▶ AIM OF THE EXERCISE: Single out the lines of the material that contain "chart" and copy them.
--- BEGIN COLLECTED DATA ---
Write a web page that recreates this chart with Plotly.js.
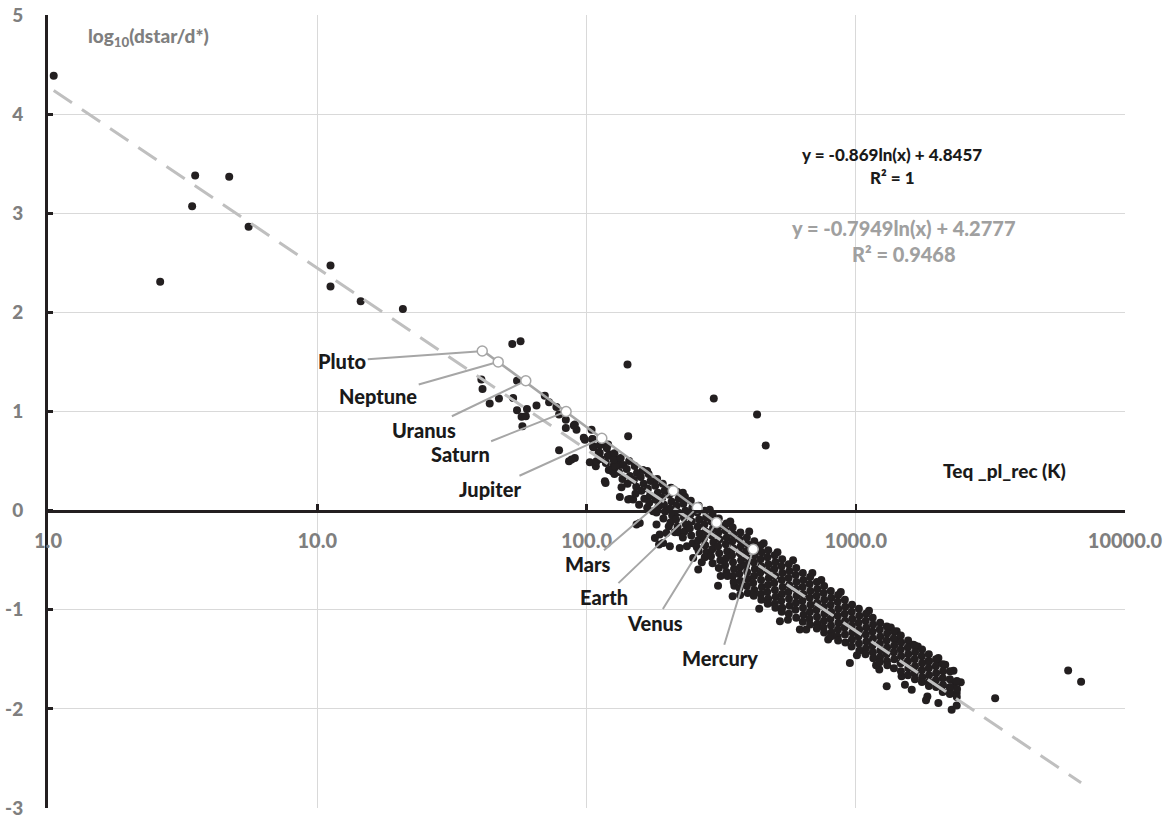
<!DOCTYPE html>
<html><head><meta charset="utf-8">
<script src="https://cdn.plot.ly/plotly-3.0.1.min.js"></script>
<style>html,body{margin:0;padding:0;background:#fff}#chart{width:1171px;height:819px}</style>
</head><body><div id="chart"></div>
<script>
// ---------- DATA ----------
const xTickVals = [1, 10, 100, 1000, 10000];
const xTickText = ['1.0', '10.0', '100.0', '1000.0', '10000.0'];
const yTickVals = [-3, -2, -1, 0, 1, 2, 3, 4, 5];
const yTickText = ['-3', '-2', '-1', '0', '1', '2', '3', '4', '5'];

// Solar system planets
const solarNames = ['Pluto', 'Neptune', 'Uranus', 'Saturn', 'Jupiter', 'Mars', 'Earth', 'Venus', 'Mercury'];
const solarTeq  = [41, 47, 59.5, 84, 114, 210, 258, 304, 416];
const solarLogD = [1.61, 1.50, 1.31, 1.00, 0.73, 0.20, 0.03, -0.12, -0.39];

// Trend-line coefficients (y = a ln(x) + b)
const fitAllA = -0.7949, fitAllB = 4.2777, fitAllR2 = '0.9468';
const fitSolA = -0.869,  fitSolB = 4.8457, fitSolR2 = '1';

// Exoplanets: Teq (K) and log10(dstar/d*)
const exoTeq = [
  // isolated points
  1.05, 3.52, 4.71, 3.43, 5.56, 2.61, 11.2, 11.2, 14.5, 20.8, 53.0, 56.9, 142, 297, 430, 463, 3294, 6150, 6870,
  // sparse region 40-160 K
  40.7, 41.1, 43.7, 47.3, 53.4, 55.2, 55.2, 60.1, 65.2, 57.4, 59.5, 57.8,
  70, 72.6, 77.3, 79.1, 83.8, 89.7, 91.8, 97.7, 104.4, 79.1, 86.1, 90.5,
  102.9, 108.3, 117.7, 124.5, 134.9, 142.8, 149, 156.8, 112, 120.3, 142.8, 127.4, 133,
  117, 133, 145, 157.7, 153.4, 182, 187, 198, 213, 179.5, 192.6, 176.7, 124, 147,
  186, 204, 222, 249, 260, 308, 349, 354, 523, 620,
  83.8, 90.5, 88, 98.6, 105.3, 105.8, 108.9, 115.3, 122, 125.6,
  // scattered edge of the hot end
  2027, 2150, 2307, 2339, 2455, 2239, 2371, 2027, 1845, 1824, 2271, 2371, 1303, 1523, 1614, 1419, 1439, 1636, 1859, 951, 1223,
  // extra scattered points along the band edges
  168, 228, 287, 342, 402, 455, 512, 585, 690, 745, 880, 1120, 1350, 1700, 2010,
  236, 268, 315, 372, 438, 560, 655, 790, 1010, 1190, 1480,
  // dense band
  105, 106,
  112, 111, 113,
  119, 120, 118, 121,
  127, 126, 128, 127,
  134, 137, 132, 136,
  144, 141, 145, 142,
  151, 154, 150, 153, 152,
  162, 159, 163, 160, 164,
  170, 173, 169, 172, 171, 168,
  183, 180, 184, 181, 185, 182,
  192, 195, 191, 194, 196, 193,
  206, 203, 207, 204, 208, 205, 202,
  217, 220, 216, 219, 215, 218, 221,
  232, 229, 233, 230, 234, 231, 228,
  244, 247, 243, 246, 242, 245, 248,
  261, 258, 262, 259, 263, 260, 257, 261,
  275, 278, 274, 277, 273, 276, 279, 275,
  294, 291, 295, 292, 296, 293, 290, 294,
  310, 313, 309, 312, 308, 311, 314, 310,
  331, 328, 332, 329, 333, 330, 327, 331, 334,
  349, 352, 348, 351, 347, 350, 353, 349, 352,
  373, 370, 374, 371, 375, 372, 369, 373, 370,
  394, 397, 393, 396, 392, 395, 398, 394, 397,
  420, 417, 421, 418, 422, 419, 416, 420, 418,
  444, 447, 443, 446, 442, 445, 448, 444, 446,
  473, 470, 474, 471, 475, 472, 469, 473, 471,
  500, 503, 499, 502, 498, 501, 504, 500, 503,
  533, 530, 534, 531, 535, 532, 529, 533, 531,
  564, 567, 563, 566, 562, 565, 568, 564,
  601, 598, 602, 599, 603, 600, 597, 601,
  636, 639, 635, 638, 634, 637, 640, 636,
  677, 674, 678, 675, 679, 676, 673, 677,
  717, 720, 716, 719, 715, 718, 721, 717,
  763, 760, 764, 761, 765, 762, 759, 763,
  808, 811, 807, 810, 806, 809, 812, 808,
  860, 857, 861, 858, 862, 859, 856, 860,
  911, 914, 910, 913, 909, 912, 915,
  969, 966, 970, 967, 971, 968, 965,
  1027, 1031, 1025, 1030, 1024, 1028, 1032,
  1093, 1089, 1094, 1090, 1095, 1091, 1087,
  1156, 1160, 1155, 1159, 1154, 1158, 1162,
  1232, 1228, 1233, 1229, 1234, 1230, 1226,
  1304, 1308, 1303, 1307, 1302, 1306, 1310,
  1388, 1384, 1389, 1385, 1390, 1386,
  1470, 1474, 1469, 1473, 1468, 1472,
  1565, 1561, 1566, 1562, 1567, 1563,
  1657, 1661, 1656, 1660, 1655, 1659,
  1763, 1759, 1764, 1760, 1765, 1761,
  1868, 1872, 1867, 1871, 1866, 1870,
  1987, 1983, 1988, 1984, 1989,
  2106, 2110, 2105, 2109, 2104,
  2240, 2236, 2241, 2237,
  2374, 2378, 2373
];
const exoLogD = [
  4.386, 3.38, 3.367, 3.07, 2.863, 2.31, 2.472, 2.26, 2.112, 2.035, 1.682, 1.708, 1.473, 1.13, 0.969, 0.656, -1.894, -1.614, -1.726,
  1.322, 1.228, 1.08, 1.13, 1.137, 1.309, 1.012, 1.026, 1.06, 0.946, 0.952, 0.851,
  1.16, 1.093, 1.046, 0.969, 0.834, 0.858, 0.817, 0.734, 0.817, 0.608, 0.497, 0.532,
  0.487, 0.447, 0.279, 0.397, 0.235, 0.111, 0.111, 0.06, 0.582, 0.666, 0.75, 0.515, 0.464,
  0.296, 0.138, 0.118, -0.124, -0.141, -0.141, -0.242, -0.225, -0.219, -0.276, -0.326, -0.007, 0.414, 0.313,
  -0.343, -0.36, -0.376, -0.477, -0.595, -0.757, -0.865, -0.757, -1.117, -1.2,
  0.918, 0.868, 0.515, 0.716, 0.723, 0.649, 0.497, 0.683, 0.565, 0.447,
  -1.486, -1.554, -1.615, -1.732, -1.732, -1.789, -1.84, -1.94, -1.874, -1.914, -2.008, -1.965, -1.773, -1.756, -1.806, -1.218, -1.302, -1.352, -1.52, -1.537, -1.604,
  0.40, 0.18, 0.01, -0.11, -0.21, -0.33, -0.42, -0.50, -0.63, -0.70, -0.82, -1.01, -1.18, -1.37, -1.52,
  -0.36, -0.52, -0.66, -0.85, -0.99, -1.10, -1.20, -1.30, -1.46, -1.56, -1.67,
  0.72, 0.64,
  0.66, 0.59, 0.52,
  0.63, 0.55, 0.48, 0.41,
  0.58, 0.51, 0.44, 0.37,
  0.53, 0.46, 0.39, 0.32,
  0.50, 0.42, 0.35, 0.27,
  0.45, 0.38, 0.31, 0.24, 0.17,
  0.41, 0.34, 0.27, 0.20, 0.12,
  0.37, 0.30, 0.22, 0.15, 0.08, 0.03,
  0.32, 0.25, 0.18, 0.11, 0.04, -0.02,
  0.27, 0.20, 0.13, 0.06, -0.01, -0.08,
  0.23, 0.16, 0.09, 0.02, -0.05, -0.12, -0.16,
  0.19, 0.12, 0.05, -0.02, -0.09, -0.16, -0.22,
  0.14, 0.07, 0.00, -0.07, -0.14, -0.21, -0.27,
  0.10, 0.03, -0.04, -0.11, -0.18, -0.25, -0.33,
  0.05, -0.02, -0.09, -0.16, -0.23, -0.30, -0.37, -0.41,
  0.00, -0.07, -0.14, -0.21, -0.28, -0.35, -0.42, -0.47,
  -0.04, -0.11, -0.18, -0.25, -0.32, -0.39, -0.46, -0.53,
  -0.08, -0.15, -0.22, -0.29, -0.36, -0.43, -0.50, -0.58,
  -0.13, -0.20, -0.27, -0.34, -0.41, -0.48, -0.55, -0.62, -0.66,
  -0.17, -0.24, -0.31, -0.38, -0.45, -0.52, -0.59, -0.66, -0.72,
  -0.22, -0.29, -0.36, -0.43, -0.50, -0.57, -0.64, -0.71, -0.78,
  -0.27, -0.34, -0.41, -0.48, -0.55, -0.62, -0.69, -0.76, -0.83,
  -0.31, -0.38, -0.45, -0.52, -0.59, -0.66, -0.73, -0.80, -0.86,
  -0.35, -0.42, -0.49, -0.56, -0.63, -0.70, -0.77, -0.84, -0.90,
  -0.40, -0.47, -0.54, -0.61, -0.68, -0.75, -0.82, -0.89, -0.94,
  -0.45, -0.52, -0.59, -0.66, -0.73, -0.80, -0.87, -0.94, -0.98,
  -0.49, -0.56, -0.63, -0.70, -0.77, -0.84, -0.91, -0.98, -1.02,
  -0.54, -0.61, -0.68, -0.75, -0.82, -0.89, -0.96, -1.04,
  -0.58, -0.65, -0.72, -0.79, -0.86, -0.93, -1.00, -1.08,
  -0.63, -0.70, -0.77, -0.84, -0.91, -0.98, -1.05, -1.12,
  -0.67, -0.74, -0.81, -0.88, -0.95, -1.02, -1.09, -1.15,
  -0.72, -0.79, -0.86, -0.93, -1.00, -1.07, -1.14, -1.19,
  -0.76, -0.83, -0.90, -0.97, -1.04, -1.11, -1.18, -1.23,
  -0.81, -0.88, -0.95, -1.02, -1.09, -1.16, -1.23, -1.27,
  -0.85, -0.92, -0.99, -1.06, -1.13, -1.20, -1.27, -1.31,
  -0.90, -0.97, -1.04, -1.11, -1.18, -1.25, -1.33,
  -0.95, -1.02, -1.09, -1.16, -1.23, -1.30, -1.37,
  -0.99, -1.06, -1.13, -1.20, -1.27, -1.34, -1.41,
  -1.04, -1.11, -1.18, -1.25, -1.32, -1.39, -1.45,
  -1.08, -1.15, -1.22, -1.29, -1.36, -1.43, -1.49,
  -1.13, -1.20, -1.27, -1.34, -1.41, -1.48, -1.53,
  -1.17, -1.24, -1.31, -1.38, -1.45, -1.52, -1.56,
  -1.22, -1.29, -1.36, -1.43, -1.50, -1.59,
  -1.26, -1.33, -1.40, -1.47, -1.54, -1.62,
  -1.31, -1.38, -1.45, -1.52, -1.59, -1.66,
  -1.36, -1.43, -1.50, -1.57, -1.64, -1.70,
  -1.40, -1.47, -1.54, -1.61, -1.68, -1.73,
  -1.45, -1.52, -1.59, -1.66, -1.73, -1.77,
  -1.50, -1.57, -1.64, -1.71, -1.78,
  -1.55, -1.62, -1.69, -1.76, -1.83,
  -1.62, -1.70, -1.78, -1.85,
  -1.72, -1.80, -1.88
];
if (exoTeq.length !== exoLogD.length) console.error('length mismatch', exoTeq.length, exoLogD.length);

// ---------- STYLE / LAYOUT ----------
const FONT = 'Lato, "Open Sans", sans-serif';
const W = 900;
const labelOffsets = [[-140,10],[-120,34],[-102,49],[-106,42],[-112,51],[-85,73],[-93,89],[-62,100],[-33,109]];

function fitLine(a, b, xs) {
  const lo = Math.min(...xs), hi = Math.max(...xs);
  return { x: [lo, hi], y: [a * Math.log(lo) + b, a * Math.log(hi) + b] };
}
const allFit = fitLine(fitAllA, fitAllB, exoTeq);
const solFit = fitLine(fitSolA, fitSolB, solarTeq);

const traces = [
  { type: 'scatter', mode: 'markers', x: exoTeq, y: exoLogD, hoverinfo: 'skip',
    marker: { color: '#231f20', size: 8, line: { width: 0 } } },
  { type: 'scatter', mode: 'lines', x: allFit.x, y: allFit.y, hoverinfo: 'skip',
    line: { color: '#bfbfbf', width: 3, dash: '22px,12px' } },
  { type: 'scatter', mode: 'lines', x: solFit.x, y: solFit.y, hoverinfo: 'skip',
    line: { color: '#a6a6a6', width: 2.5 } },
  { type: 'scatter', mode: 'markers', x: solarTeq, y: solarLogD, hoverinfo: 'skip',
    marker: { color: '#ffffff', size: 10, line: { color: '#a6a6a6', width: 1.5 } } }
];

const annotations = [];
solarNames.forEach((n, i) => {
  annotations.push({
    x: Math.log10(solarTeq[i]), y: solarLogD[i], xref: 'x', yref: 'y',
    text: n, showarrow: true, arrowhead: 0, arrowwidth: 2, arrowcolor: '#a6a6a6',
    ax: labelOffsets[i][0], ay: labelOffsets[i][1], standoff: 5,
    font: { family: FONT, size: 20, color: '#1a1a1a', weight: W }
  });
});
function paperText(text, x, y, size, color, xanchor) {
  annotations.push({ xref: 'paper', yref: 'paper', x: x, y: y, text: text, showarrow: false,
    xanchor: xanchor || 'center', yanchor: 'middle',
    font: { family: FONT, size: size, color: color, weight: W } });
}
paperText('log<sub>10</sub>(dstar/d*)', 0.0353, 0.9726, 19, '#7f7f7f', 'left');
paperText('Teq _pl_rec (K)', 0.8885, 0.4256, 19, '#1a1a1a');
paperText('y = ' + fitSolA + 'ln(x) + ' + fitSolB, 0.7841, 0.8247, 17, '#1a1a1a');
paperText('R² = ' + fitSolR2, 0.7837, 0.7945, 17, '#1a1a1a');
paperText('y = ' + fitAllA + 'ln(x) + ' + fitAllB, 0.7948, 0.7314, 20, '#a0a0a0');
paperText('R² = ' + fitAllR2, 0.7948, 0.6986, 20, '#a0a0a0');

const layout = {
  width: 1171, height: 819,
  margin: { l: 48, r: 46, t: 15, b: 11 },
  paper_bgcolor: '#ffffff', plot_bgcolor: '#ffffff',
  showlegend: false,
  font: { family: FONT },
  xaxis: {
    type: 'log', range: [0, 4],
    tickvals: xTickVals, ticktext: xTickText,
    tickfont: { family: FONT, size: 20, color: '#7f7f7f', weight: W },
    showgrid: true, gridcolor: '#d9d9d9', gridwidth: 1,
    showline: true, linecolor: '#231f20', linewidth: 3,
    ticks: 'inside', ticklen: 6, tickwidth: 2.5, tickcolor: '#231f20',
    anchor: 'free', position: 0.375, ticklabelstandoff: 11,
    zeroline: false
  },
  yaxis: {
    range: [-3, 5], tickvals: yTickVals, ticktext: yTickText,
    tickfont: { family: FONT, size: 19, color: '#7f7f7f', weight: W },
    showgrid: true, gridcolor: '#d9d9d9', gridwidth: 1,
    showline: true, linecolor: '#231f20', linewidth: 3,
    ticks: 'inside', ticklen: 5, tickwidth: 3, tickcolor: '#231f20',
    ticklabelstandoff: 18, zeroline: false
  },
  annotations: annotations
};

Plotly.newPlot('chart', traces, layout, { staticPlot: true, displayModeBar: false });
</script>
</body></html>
--- END COLLECTED DATA ---
▶ THE RESULT:
Write a web page that recreates this chart with Plotly.js.
<style>html,body{margin:0;padding:0;background:#fff}#chart{width:1171px;height:819px}</style>
</head><body><div id="chart"></div>
Plotly.newPlot('chart', traces, layout, { staticPlot: true, displayModeBar: false });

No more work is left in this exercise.